### WHAT THE EXERCISE ASKS:
From the first line of the listing below to the line with "YAxis, CartesianGrid, LabelList", print each line exactly, and nothing more. Leave out the pictures.
——
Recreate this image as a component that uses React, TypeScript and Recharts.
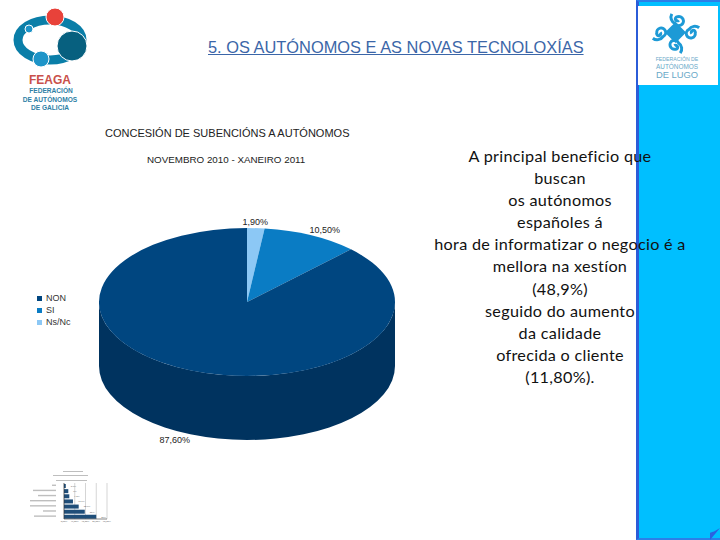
import React from "react";
import { PieChart, Pie, Cell, Legend, BarChart, Bar, XAxis, YAxis, CartesianGrid, LabelList } from "recharts";

const categories = ["Ns/Nc", "SI", "NON"];
const values = [1.9, 10.5, 87.6];
const valueLabels = ["1,90%", "10,50%", "87,60%"];
const topColors = ["#8cc8f5", "#0a7cc4", "#004680"];
const legendOrder = ["NON", "SI", "Ns/Nc"];
const legendColors = ["#004680", "#0a7cc4", "#8cc8f5"];
const textLines = [
  "A principal beneficio que",
  "buscan",
  "os autónomos",
  "españoles á",
  "hora de informatizar o negocio é a",
  "mellora na xestíon",
  "(48,9%)",
  "seguido do aumento",
  "da calidade",
  "ofrecida o cliente",
  "(11,80%).",
];
const miniCats = ["a", "b", "c", "d", "e", "f", "g"];
const miniVals = [2.5, 6, 7.4, 12.5, 20.5, 29, 45];
const miniLabelWidths = [4, 23, 18, 33, 33, 13, 22];
const miniTicks = [0, 15, 30, 45, 60];

const pieData = categories.map((name, i) => ({ name, value: values[i], label: valueLabels[i] }));
const miniData = miniCats.map((name, i) => ({ name, value: miniVals[i], labelWidth: miniLabelWidths[i] }));

const SQUASH = 0.5;
const DEPTH = 64;
const rad = (d: number) => (d * Math.PI) / 180;

function ovalSector(p: any) {
  const { cx, cy, outerRadius: r, startAngle, endAngle, fill } = p;
  const ry = r * SQUASH;
  const x0 = cx + r * Math.cos(rad(startAngle));
  const y0 = cy - ry * Math.sin(rad(startAngle));
  const x1 = cx + r * Math.cos(rad(endAngle));
  const y1 = cy - ry * Math.sin(rad(endAngle));
  const large = Math.abs(endAngle - startAngle) > 180 ? 1 : 0;
  return <path d={`M${cx},${cy}L${x0},${y0}A${r},${ry} 0 ${large} 1 ${x1},${y1}Z`} fill={fill} />;
}

function wallSector(p: any) {
  const { cx, cy, outerRadius: r, fill } = p;
  const ry = r * SQUASH;
  if (p.index !== 2) return <g />;
  return (
    <path
      d={`M${cx - r},${cy}A${r},${ry} 0 0 0 ${cx + r},${cy}L${cx + r},${cy + DEPTH}A${r},${ry} 0 0 1 ${cx - r},${cy + DEPTH}Z`}
      fill={fill}
    />
  );
}

function sliceLabel(p: any) {
  const { cx, cy, outerRadius: r, midAngle, index } = p;
  const a = rad(midAngle);
  const x = cx + (r + 8) * Math.cos(a);
  const y = cy - (r + 8) * SQUASH * Math.sin(a);
  const dx = [-1, 10, -13][index];
  const dy = [1, 1, 69][index];
  return (
    <text x={x + dx} y={y + dy} textAnchor="middle" fontSize={9} fontFamily="Liberation Sans" fill="#222">
      {valueLabels[index]}
    </text>
  );
}

function LegendBox() {
  return (
    <div style={{ fontFamily: "Liberation Sans", fontSize: 9, color: "#333", lineHeight: "12px" }}>
      {legendOrder.map((n, i) => (
        <div key={n} style={{ display: "flex", alignItems: "center" }}>
          <span style={{ width: 5, height: 5, background: legendColors[i], marginRight: 4, display: "inline-block" }} />
          {n}
        </div>
      ))}
    </div>
  );
}

function MiniTick(p: any) {
  const w = miniLabelWidths[p.index] ?? 0;
  return <rect x={p.x - w} y={p.y - 1} width={w} height={1.4} fill="#888" opacity={0.55} />;
}

function FeagaLogo() {
  return (
    <svg width={100} height={115} style={{ position: "absolute", left: 0, top: 0 }}>
      <ellipse cx={50} cy={40} rx={32} ry={20} fill="none" stroke="#0a7ea8" strokeWidth={9} />
      <circle cx={55} cy={17} r={9} fill="#e8423a" stroke="#fff" />
      <circle cx={29} cy={29} r={4} fill="#1d94c8" stroke="#fff" />
      <circle cx={72} cy={46} r={15} fill="#07607f" stroke="#fff" />
      <circle cx={41} cy={59} r={8} fill="#1d94c8" stroke="#fff" />
      <text x={50} y={84} textAnchor="middle" fontFamily="Liberation Sans" fontWeight="bold" fontSize={12} fill="#c9504a">FEAGA</text>
      <g fontFamily="Liberation Sans" fontWeight="bold" fontSize={6.6} fill="#2f7fa6" textAnchor="middle">
        <text x={51} y={93}>FEDERACIÓN</text>
        <text x={50} y={102}>DE AUTÓNOMOS</text>
        <text x={50} y={110}>DE GALICIA</text>
      </g>
    </svg>
  );
}

function Swirl({ x, y, flip }: { x: number; y: number; flip: number }) {
  return (
    <path
      transform={`translate(${x} ${y}) rotate(${flip})`}
      d="M-1,1 A2,2 0 1 1 2,-1 A4.5,4.5 0 1 1 -5,-2 A7,7 0 0 1 4,-7"
      fill="none"
      stroke="#1d9ad6"
      strokeWidth={3}
    />
  );
}

function LugoLogo() {
  return (
    <div style={{ position: "absolute", left: 638, top: 6, width: 80, height: 79, background: "#fff" }}>
      <svg width={80} height={79}>
        <Swirl x={21} y={27} flip={200} />
        <Swirl x={40} y={13} flip={280} />
        <Swirl x={55} y={27} flip={20} />
        <Swirl x={37} y={41} flip={110} />
        <rect x={30} y={19} width={15} height={15} fill="#1d9ad6" transform="rotate(45 37.5 26.5)" />
        <g textAnchor="middle" fontFamily="Liberation Sans" fill="#6aa9c8">
          <text x={39} y={55} fontSize={5.2}>FEDERACIÓN DE</text>
          <text x={39} y={63} fontSize={6.4}>AUTÓNOMOS</text>
          <text x={39} y={72} fontSize={9.4}>DE LUGO</text>
        </g>
      </svg>
    </div>
  );
}

export default function App() {
  return (
    <div style={{ position: "absolute", left: 0, top: 0, width: 720, height: 540, background: "#fff", overflow: "hidden" }}>
      <FeagaLogo />
      <div style={{ position: "absolute", left: 636, top: 0, width: 84, height: 540, background: "#00bfff", borderLeft: "3px solid #2b5cd8", borderTop: "2px solid #2b7fe8", borderBottom: "2px solid #2b7fe8", boxSizing: "border-box" }} />
      <div style={{ position: "absolute", left: 710, top: 528, width: 10, height: 12, background: "#2b62e0", clipPath: "polygon(100% 0, 100% 0, 0 100%, 0 40%, 40% 30%, 100% 0)" }} />
      <LugoLogo />
      <div style={{ position: "absolute", left: 208, top: 38, fontFamily: "Liberation Sans", fontSize: 16.4, color: "#3b66a8", textDecoration: "underline", whiteSpace: "nowrap" }}>
        5. OS AUTÓNOMOS E AS NOVAS TECNOLOXÍAS
      </div>
      <div style={{ position: "absolute", left: 105, top: 127, fontFamily: "Liberation Sans", fontSize: 11, color: "#222", whiteSpace: "nowrap" }}>
        CONCESIÓN DE SUBENCIÓNS A AUTÓNOMOS
      </div>
      <div style={{ position: "absolute", left: 147, top: 154, fontFamily: "Liberation Sans", fontSize: 9.8, color: "#222", whiteSpace: "nowrap" }}>
        NOVEMBRO 2010 - XANEIRO 2011
      </div>
      <div style={{ position: "absolute", left: 0, top: 0 }}>
        <PieChart width={636} height={470} margin={{ top: 0, right: 0, bottom: 0, left: 0 }}>
          <Pie data={pieData} dataKey="value" cx={247} cy={302} outerRadius={148} startAngle={90} endAngle={-270} stroke="none" isAnimationActive={false} shape={wallSector} fill="#00335f" legendType="none" />
          <Pie data={pieData} dataKey="value" nameKey="name" cx={247} cy={302} outerRadius={148} startAngle={90} endAngle={-270} stroke="none" isAnimationActive={false} shape={ovalSector} label={sliceLabel} labelLine={false}>
            {pieData.map((d, i) => (
              <Cell key={d.name} fill={topColors[i]} />
            ))}
          </Pie>
          <Legend content={<LegendBox />} layout="vertical" align="center" verticalAlign="middle" wrapperStyle={{ left: 37, top: 292, width: 60 }} />
        </PieChart>
      </div>
      <div style={{ position: "absolute", left: 63, top: 471, width: 20, height: 1.4, background: "#888", opacity: 0.55 }} />
      <div style={{ position: "absolute", left: 53, top: 475, width: 35, height: 1.4, background: "#888", opacity: 0.55 }} />
      <div style={{ position: "absolute", left: 56, top: 480, width: 31, height: 1.4, background: "#888", opacity: 0.55 }} />
      <div style={{ position: "absolute", left: 30, top: 465 }}>
        <BarChart width={84} height={64} data={miniData} layout="vertical" margin={{ top: 18, right: 7, bottom: 6, left: 0 }}>
          <CartesianGrid horizontal={false} stroke="#aaa" strokeWidth={0.5} />
          <XAxis type="number" domain={[0, 60]} ticks={miniTicks} tick={{ fontSize: 2.6, fill: "#555" }} tickLine={false} tickSize={0} tickMargin={1} axisLine={{ stroke: "#333", strokeWidth: 0.6 }} height={4} tickFormatter={(v: number) => `${v},00%`} interval={0} />
          <YAxis type="category" dataKey="name" width={34} tick={<MiniTick />} tickLine={false} axisLine={{ stroke: "#333", strokeWidth: 0.6 }} interval={0} />
          <Bar dataKey="value" fill="#1f4e79" barSize={4} isAnimationActive={false}>
            <LabelList dataKey="value" position="right" fontSize={2.6} fill="#555" formatter={(v: number) => `${v}%`} />
          </Bar>
        </BarChart>
      </div>
      <div style={{ position: "absolute", left: 432, top: 145, width: 256, textAlign: "center", fontFamily: "Lato", fontSize: 16.2, letterSpacing: 0.3, lineHeight: "22.1px", color: "#111" }}>
        {textLines.map((l) => (
          <div key={l} style={{ whiteSpace: "nowrap", display: "flex", justifyContent: "center" }}>{l}</div>
        ))}
      </div>
    </div>
  );
}
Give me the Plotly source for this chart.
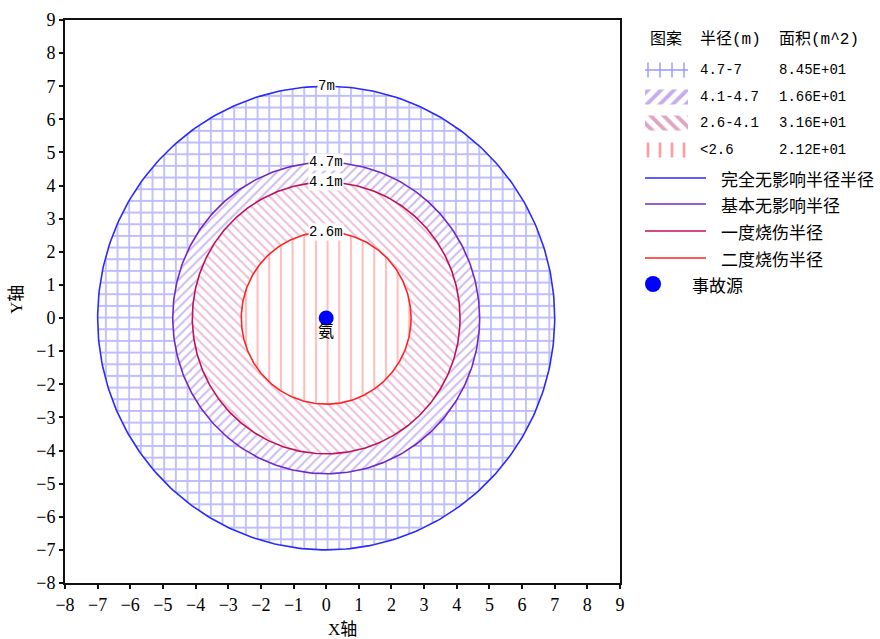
——
### SOLUTION BELOW:
Recreate this image as a component that uses React, TypeScript and Recharts.
import React from "react";
import { PieChart, Pie, Cell, Legend, BarChart, Bar, XAxis, YAxis, CartesianGrid, LabelList } from "recharts";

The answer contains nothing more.